* [What you are asked to do] Pictures stay out. Extract the lines below from the first one through the line with "import pandas as pd", both included.
─── Given information
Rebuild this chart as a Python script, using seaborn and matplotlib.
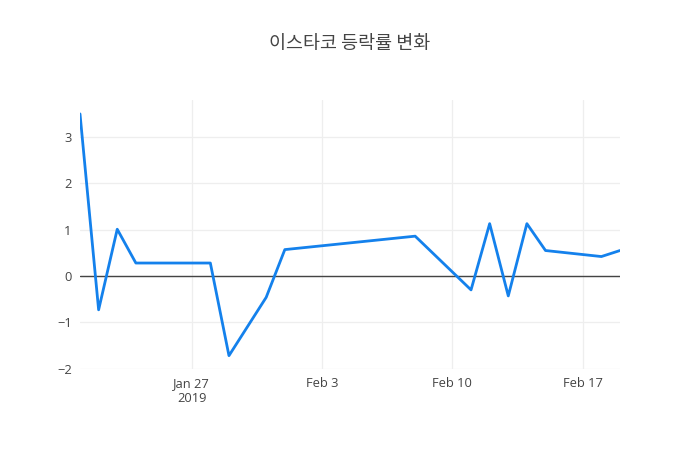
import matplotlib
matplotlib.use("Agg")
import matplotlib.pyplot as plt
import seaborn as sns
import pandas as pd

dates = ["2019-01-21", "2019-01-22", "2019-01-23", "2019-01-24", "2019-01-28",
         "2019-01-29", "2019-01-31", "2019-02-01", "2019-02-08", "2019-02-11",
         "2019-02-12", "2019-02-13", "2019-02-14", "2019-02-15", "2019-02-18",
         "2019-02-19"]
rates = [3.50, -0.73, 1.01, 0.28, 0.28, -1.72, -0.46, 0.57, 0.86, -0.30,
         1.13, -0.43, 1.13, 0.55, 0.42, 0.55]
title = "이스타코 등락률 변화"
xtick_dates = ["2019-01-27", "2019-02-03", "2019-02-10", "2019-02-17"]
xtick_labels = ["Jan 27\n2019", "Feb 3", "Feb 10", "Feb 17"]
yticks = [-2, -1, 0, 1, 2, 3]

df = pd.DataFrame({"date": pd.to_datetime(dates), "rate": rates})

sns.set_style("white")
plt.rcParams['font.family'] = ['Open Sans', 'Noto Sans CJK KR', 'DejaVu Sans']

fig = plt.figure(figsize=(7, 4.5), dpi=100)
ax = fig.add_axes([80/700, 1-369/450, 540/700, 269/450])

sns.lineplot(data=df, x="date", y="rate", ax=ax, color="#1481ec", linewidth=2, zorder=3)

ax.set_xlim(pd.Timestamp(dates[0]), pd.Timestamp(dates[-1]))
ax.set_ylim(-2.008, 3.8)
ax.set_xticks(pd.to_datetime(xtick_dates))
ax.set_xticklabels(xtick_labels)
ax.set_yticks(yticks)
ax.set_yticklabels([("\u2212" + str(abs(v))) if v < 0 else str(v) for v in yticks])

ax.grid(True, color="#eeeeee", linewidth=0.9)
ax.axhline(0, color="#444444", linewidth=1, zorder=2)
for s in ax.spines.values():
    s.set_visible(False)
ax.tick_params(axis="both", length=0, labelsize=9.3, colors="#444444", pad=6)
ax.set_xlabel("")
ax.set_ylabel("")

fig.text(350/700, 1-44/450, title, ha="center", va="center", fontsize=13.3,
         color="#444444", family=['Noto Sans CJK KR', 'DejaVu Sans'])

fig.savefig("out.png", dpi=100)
──────
* [Final result]
Rebuild this chart as a Python script, using seaborn and matplotlib.
import matplotlib
matplotlib.use("Agg")
import matplotlib.pyplot as plt
import seaborn as sns
import pandas as pd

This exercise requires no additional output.